There have been peace marches, and reclaim the night marches, because it is that thing that we all fear, a woman walking alone, randomly taken from the streets, and it’s really divided a lot of women. Because there have been those who have said, “don’t blame the victim, we need to be free to walk the streets at any time, it’s men who need to be taught not to rape and murder.”
And of course it should never be about victim blaming but I worry about the idea of saying to women “don’t change your behaviour, this is not your problem!”. I feel like that’s saying, ”You should be able to leave your car unlocked with the keys in the ignition, or leave your front door unlocked, and expect nobody to burgle you.”
C: Yes. It’s on that basis that I don’t wear high heels – other than I can’t walk in them – because when I’m lying in bed at night with my husband, I know there’s a woman coming who I could rape and murder, because I can hear her coming up the street in high heels, clack-clack -clack. And I can hear she’s on her own, I can hear what speed she’s coming at, I could plan where to stand to grab her or an ambush. And every time I hear her I think, “Fuck, you’re just alerting every fucking nutter to where you are now. And [that it’s a concern] that’s not right.
Society should be different. But while we’re waiting for society to change, there’s just certain things you have to do. But again the thing is, so many things you could do instead are predicated on having money. She could come out of a nightclub and get into a taxi, that would be the right thing to do.
No billionaire heiresses are ever abducted and raped and murdered, because they are just being put into a taxi or have their driver waiting around a corner for them.
Oh, Caitlin, you ignorant prat, you.
First, Patty Hearst is an heiress who was abducted and raped and forced to commit armed robbery, so go learn some history and stop talking out of your lower back orifice.
Second, I lived in the UK. British women are no more and no less liberated than American women. Period. In fact, since the UK is the proud home of Katie Price/Jordan, and turned Jade Goody into a posthumous saint, and worships at the feet of WAGs (wives and girlfriends of football/soccer stars,) and, worst of all, thinks that Victoria Beckham is actually relevant (we kicked her ass to the curb in the States and made her run back to Europe): I rest my case.
"States were all sex is outlawed"?!?!? Oh Moran, you xenophobic moron.
"Policemen don't have guns in the UK" Oh, so those armed men standing outside New Scotland Yard that I passed every day on my way to Tube were holding toy assault rifles?
"They kill you for saying vagina" Oh, poor Eve Ensler! Has her family been informed of her demise?

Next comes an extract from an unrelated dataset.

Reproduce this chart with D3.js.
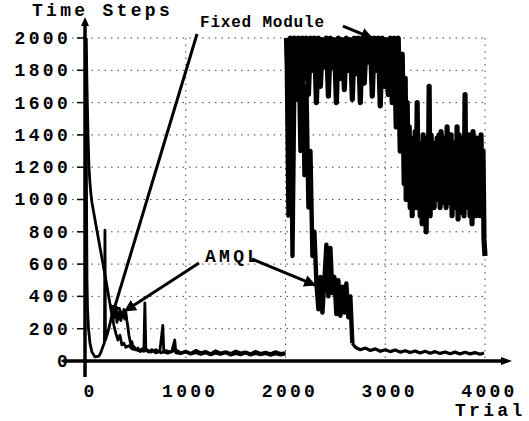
<!DOCTYPE html>
<html>
<head>
<meta charset="utf-8">
<script src="https://cdn.jsdelivr.net/npm/d3@7"></script>
<style>
  body { margin: 0; background: #fff; }
  svg { display: block; }
  .lbl { font-family: "Liberation Mono", "DejaVu Sans Mono", monospace; font-weight: bold; font-size: 18px; letter-spacing: 3.3px; fill: #000; }
  .note { font-family: "Liberation Mono", "DejaVu Sans Mono", monospace; font-weight: bold; font-size: 16px; letter-spacing: 0.8px; fill: #000; }
  .grid { stroke: #444; stroke-width: 1; stroke-dasharray: 1.5,5; }
  .series { fill: none; stroke: #000; stroke-width: 2.8; stroke-linejoin: round; }
</style>
</head>
<body>
<div id="chart"></div>
<script>
// Axis Ticks
const xTicks = [0, 1000, 2000, 3000, 4000];
const yTicks = [0, 200, 400, 600, 800, 1000, 1200, 1400, 1600, 1800, 2000];

// Task 1 (trial, steps)
const fixedTask1 = [[0,2000],[5,1900],[10,1700],[20,1400],[30,1200],[40,1100],[50,1030],[60,980],
  [100,840],[150,670],[200,500],[230,390],[260,285],[280,220],[300,170],[320,130],[340,160],[360,100],
  [380,110],[400,85],[430,95],[460,75],[500,70],[550,60],[600,75],[650,55],[700,70],[750,50],[800,65],
  [850,55],[900,70],[950,50],[1000,62],[1050,48],[1100,66],[1150,52],[1200,60],[1250,45],[1300,64],
  [1350,50],[1400,58],[1450,47],[1500,62],[1550,50],[1600,57],[1650,45],[1700,60],[1750,48],[1800,55],
  [1850,46],[1900,58],[1950,47],[2000,52]];

const amqlTask1 = [[0,2000],[3,1400],[6,900],[10,500],[15,330],[25,200],[40,110],[60,55],[90,25],
  [130,30],[150,55],[170,90],[185,115],[190,810],[195,130],[220,180],[240,230],[260,285],[270,250],
  [280,320],[290,270],[300,310],[310,240],[320,300],[330,260],[340,320],[350,250],[360,300],[370,270],
  [380,320],[390,260],[400,300],[410,250],[420,210],[430,160],[440,130],[450,100],[460,120],[470,85],
  [480,90],[500,70],[520,80],[540,60],[560,75],[580,60],[590,360],[600,65],[630,55],[660,70],[700,50],
  [740,60],[770,220],[780,55],[820,48],[860,60],[890,130],[900,50],[950,45],[1000,55],[1050,42],
  [1100,52],[1150,40],[1200,50],[1250,38],[1300,48],[1350,40],[1400,50],[1450,36],[1500,46],[1550,38],
  [1600,48],[1650,36],[1700,45],[1750,38],[1800,46],[1850,35],[1900,44],[1950,36],[2000,42]];

// Task 2: dense noisy parts, one reading every 20 trials from trial 2010
const task2Start = 2010, task2Every = 20;
const fixedTask2 = [2000,1700,2000,1780,2000,1620,2000,1850,2000,1750,2000,1650,2000,1800,2000,1600,
  2000,1700,1990,1820,2000,1640,2000,1820,1990,1600,2000,1750,1990,1680,2000,1800,1990,1620,2000,1780,
  2000,1600,2000,1720,1990,1850,2000,1640,2000,1800,2000,1580,2000,1700,1990,1650,2000,1600,2000,1450,
  2000,1300,1900,1100];

const amqlTask2 = [2000,900,1950,650,1800,1700,2000,1300,1950,1150,1700,950,1300,650,800,480,320,520,300,
  500,720,400,700,420,520,290,500,280,460,300,480,270,400,110];

// Fixed Module after the drop, one reading every 10 trials from trial 3200
const lateStart = 3200, lateEvery = 10;
const fixedLate = [1750,1000,1600,1050,1450,950,1380,900,1350,980,
  1420,950,1600,1000,1350,900,1300,850,1400,900,
  1380,800,1350,950,1700,900,1400,1000,1350,950,
  1300,1050,1380,1000,1400,950,1420,980,1350,1000,
  1380,950,1450,1050,1350,980,1400,900,1300,950,
  1350,1000,1450,880,1400,950,1300,920,1380,900,
  1650,950,1350,980,1400,900,1350,850,1420,950,
  1300,900,1380,950,1350,900,1400,950,1300,750,650];

const amqlTail = [[2670,110],[2700,85],[2750,70],[2800,80],[2850,65],[2900,75],[2950,60],[3000,70],
  [3050,58],[3100,68],[3150,55],[3200,64],[3250,52],[3300,62],[3350,50],[3400,60],[3450,48],[3500,58],
  [3550,47],[3600,56],[3650,45],[3700,55],[3750,44],[3800,54],[3850,44],[3900,52],[3950,42],[3990,50]];

// Annotations (label anchor and arrows, in trial / steps)
const notes = [
  {text: "Fixed Module", at: [1143, 2068], arrows: [[[1113, 2025], [261, 279]], [[2576, 2074], [2867, 2000]]]},
  {text: "AMQL", at: [1193, 613], arrows: [[[1133, 607], [391, 310]], [[1664, 632], [2296, 470]]]}
];

// Dimensions and Margins
const margin = {top: 38, right: 44, bottom: 60, left: 86},
    width = 529 - margin.left - margin.right,
    height = 421 - margin.top - margin.bottom;

const root = d3.select("#chart").append("svg")
    .attr("width", width + margin.left + margin.right)
    .attr("height", height + margin.top + margin.bottom);

root.append("defs").append("marker")
    .attr("id", "head")
    .attr("viewBox", "0 0 10 10")
    .attr("refX", 9).attr("refY", 5)
    .attr("markerWidth", 4).attr("markerHeight", 4)
    .attr("orient", "auto")
  .append("path")
    .attr("d", "M0,0L10,5L0,10z");

const svg = root.append("g")
    .attr("transform", "translate(" + margin.left + "," + margin.top + ")");

// Scales
const x = d3.scaleLinear().domain([0, 4000]).range([0, width]);
const y = d3.scaleLinear().domain([0, 2000]).range([height, 0]);

// Grid
svg.selectAll(".hgrid")
    .data(yTicks.filter(d => d > 0))
  .enter().append("line")
    .attr("class", "grid")
    .attr("x1", -14).attr("x2", width)
    .attr("y1", d => y(d)).attr("y2", d => y(d));
svg.selectAll(".vgrid")
    .data(xTicks.filter(d => d > 0))
  .enter().append("line")
    .attr("class", "grid")
    .attr("x1", d => x(d)).attr("x2", d => x(d))
    .attr("y1", 0).attr("y2", height);

// Axes
svg.append("g")
    .attr("transform", "translate(0," + height + ")")
    .call(d3.axisBottom(x).tickValues(xTicks).tickSize(0).tickFormat(d3.format("d")))
    .call(g => g.select(".domain").remove())
    .selectAll("text")
    .attr("class", "lbl")
    .attr("y", 36).attr("dy", null).attr("dx", 4);

svg.append("g")
    .call(d3.axisLeft(y).tickValues(yTicks).tickSize(0).tickPadding(15).tickFormat(d3.format("d")))
    .call(g => g.select(".domain").remove())
    .selectAll("text")
    .attr("class", "lbl")
    .attr("dy", "0.3em");

svg.selectAll(".ytick")
    .data(yTicks)
  .enter().append("line")
    .attr("x1", -9).attr("x2", 0)
    .attr("y1", d => y(d)).attr("y2", d => y(d))
    .style("stroke", "#000").style("stroke-width", 1.5);

// Axis lines with arrowheads
svg.append("line")
    .attr("x1", x(0) - 23).attr("x2", x(4000) + 20)
    .attr("y1", y(0)).attr("y2", y(0))
    .style("stroke", "#000").style("stroke-width", 3.5);
svg.append("path")
    .attr("d", `M${x(4000) + 16},${y(0) - 4}L${x(4000) + 27},${y(0)}L${x(4000) + 16},${y(0) + 4}z`);
svg.append("line")
    .attr("x1", x(0) - 1).attr("x2", x(0) - 1)
    .attr("y1", y(0) + 16).attr("y2", y(2000) - 14)
    .style("stroke", "#000").style("stroke-width", 3.5);
svg.append("path")
    .attr("d", `M${x(0) - 5},${y(2000) - 12}L${x(0) - 1},${y(2000) - 21}L${x(0) + 3},${y(2000) - 12}z`);

// Series
const line = d3.line().x(d => x(d[0])).y(d => y(d[1]));
const every = (vals, start, step) => vals.map((v, i) => [start + i * step, v]);

[fixedTask1, amqlTask1].forEach(s => {
  svg.append("path").attr("class", "series").attr("d", line(s));
});
svg.append("path").attr("class", "series").style("stroke-width", 3.2).attr("d", line(amqlTail));
svg.append("path").attr("class", "series").style("stroke-width", 5.2)
    .attr("d", line(every(fixedTask2, task2Start, task2Every).concat(every(fixedLate, lateStart, lateEvery))));
svg.append("path").attr("class", "series").style("stroke-width", 4.4)
    .attr("d", line(every(amqlTask2, task2Start, task2Every)));

// Annotations
notes.forEach(n => {
  svg.append("text")
      .attr("class", n.text === "AMQL" ? "lbl" : "note")
      .attr("x", x(n.at[0])).attr("y", y(n.at[1]))
      .text(n.text);
  n.arrows.forEach(a => {
    svg.append("line")
        .attr("x1", x(a[0][0])).attr("y1", y(a[0][1]))
        .attr("x2", x(a[1][0])).attr("y2", y(a[1][1]))
        .attr("marker-end", "url(#head)")
        .style("stroke", "#000").style("stroke-width", 3);
  });
});

// Axis Titles
root.append("text").attr("class", "lbl").attr("x", 32).attr("y", 16).text("Time Steps");
root.append("text").attr("class", "lbl").attr("x", 455).attr("y", 416).text("Trial");
</script>
</body>
</html>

Oh, and let's not start with Moron's - I mean, Moran's victim blaming. I know far too many rape and assault victims who were attacked while wearing flat soled shoes; who were attacked in their beds; who were attacked while running in broad daylight in a "safe" neighborhood. I myself was surrounded by a group of drunk Champagne Charlies who tried to scare and intimidate me at 8 o'clock in the morning on Charing Cross Road; I wore rubber-soled shoes, a bulky leather coat and no make-up. (Funny, the only time I've been scared for my person has been in London, despite living in several US cities with worse reputations.)
But no, according to Moran, the only women who get raped are those who "deserve" it by dressing and acting a certain way.
In other words, ragey, ragey eyeball stabby. If Moran had an ethical bone in her body (which I doubt) she would donate every pence of her royalties to rape helplines and battered women shelters, to counteract just an ounce of the BS she peddles.